Il Grand' Inquisitor

Mazeppa in Lyon

De tweede opera in het Tchaikovksy-festival van de "Opéra de Lyon" was Mazeppa. De stijl van regisseur Peter Stein begint zich duidelijk af te tekenen. Hij maakt in wezen traditionele ensceneringen die er mooi uitzien, maar toch niet stoffig overkomen. In het geval van een minder bekende opera als Mazeppa is dat zeker een voordeel.

Hij houdt zich ook strikt aan de indeling in scènes en probeert niet om dramatische continuïteit te brengen in scènes die eigenlijk niets met elkaar te maken hebben. Dat heeft het nadeel dat er af en toe gepauzeerd moet worden om de scène om te bouwen, maar dat heeft ook het voordeel dat er een paar pareltjes van scènes ontstaan.

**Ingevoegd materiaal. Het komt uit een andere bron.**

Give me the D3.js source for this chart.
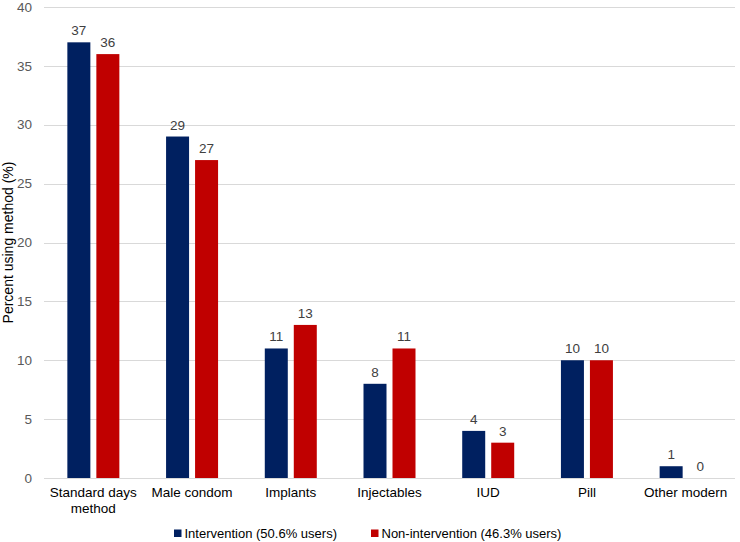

De sterkste scènes zijn telkens die scènes waarmee een bedrijf eindigt. In het eerste bedrijf is dat de scène waarin Kotsjoebej zijn wraak op Mazeppa plant. Heel de gemeenschap zit bij elkaar gepropt in een kleine kamer, het vrouwenkoor zingt samen met Ljoebov hun verdriet uit over Maria's keuze voor Mazeppa. De executiescène op het einde van het tweede bedrijf is ook mooi opgebouwd met het volk dat uitkijkt naar de executie, de intrede van Mazeppa (op een echt paard, zowaar), de executie van Kotsjoebej na zijn aangrijpend gebed en Maria en Ljoebov die te laat zijn om hem te redden. De waanzinsscène van Maria speelt zich af in een desolaat sneeuwlandschap terwijl ze de stervende Andrei in slaap wiegt...

Net zoals in Antwerpen, zong Nikolai Putilin ook in Lyon Mazeppa met vocale autoriteit. De dubbelzinnigheid van zijn karakter - zijn liefde voor Maria versus zijn machtshonger - komen daarbij goed tot uiting. In deze enscenering had ik wel het gevoel dat die liefde voor Maria ondergeschikt was aan zijn despotische trekjes.

Anatoli Kotscherga heeft nog altijd een fenomenale stem, maar ze is niet meer zo homogeen als vroeger. Kotsjoebejs gebed klinkt bijvoorbeeld prachtig, hoofdzakelijk omdat hij dat volledig piano zingt. Maar in de forte-passages, zoals in zijn gevangenisscène, verliest zijn stem aan kleur en roept hij meer dan dat hij zingt.

De verkoudheid van Marianna Tarasova, die Ljoebov zong, lijkt zich verder te zetten. Haar hoog register lukt nog wel. Maar haar overgang naar haar borststem begint te kraken en ongezond hees te klinken.

Ik blijf om een of andere onduidelijke reden problemen hebben met Olga Guryakova. Pas in Maria's waanzinsscène kon ze me overtuigen. De rest van de avond komt ze afstandelijk over, ondanks het feit dat haar grote stem de zaal met gemak vult, ondanks het feit dat ze goed weet om te gaan met de dynamiek van de partij, ondanks het feit dat ze eigenlijk niets fout doet.